-- begin --
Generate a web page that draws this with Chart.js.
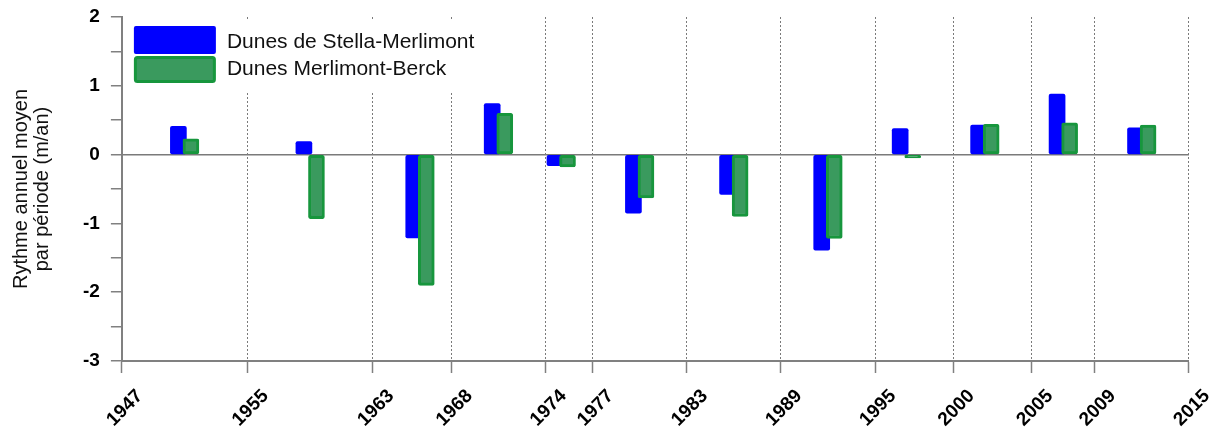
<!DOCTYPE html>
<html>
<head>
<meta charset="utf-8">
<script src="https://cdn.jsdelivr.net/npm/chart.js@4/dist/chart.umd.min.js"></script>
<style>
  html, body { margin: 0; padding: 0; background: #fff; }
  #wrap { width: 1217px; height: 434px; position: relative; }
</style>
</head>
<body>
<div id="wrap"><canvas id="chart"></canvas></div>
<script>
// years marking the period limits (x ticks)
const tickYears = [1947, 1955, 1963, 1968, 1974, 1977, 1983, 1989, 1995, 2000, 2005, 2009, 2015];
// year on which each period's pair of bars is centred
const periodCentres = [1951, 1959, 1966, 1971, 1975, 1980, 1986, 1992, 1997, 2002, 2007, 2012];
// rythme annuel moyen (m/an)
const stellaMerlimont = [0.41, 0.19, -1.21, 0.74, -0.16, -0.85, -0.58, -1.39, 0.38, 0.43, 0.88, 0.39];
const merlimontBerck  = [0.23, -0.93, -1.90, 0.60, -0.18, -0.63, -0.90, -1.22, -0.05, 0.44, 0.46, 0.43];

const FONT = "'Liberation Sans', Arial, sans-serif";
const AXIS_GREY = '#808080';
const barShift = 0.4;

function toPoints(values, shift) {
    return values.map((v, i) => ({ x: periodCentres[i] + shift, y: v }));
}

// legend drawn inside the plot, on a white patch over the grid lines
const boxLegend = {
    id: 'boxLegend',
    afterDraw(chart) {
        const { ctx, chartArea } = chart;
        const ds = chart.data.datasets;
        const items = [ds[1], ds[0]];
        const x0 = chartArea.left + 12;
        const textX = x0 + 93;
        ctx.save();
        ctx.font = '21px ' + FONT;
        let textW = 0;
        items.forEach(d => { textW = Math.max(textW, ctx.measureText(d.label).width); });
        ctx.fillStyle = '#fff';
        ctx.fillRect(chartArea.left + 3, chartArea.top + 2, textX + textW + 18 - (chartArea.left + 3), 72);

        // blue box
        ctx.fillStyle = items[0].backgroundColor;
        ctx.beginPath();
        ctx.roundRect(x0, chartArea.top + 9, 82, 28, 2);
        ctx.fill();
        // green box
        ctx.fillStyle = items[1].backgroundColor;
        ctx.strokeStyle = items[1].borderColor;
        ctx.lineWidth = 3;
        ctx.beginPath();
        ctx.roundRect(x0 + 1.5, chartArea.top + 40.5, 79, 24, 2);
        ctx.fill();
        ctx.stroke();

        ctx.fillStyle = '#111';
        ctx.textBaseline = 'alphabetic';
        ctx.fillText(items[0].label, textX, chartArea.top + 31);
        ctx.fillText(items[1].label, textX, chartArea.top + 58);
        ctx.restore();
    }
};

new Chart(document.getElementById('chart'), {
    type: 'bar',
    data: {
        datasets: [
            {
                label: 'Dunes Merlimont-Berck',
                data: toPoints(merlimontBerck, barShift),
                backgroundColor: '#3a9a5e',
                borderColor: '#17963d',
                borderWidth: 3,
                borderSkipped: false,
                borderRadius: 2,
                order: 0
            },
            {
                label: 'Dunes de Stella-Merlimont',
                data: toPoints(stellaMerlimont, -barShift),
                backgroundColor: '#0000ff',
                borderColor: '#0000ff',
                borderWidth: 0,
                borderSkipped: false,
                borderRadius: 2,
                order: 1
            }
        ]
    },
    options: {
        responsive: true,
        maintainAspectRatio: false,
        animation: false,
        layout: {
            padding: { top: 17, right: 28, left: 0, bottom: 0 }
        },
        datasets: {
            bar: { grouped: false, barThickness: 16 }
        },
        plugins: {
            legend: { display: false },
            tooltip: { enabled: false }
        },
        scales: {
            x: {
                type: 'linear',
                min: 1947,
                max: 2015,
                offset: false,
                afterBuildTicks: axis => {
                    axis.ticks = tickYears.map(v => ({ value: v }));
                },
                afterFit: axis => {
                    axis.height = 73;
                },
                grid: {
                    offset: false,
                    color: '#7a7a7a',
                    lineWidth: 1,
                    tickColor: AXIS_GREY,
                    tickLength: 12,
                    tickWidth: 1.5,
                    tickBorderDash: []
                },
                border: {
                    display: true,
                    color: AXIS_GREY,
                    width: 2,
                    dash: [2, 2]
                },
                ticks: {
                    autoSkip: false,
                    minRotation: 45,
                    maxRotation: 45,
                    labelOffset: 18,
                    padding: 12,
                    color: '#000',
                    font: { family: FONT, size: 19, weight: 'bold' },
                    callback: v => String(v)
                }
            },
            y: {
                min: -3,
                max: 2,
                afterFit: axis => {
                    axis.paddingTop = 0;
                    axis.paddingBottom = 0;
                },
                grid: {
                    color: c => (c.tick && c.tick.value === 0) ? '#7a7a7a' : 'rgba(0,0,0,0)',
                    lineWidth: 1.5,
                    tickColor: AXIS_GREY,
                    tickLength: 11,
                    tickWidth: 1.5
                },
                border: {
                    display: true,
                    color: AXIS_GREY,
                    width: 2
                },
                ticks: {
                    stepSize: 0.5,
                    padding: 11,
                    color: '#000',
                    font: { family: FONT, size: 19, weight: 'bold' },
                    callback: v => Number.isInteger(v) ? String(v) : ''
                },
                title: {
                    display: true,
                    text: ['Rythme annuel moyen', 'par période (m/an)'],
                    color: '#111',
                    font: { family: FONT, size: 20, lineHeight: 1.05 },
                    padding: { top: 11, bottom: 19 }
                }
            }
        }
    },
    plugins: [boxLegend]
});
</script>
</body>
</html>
-- end --
Task brief –
Write out the lines from the start of the material to the line with "const barShift = 0.4;", inclusive and exactly. Skip the pictures.

Result of this task –
Generate a web page that draws this with Chart.js.
<!DOCTYPE html>
<html>
<head>
<meta charset="utf-8">
<script src="https://cdn.jsdelivr.net/npm/chart.js@4/dist/chart.umd.min.js"></script>
<style>
  html, body { margin: 0; padding: 0; background: #fff; }
  #wrap { width: 1217px; height: 434px; position: relative; }
</style>
</head>
<body>
<div id="wrap"><canvas id="chart"></canvas></div>
<script>
// years marking the period limits (x ticks)
const tickYears = [1947, 1955, 1963, 1968, 1974, 1977, 1983, 1989, 1995, 2000, 2005, 2009, 2015];
// year on which each period's pair of bars is centred
const periodCentres = [1951, 1959, 1966, 1971, 1975, 1980, 1986, 1992, 1997, 2002, 2007, 2012];
// rythme annuel moyen (m/an)
const stellaMerlimont = [0.41, 0.19, -1.21, 0.74, -0.16, -0.85, -0.58, -1.39, 0.38, 0.43, 0.88, 0.39];
const merlimontBerck  = [0.23, -0.93, -1.90, 0.60, -0.18, -0.63, -0.90, -1.22, -0.05, 0.44, 0.46, 0.43];

const FONT = "'Liberation Sans', Arial, sans-serif";
const AXIS_GREY = '#808080';
const barShift = 0.4;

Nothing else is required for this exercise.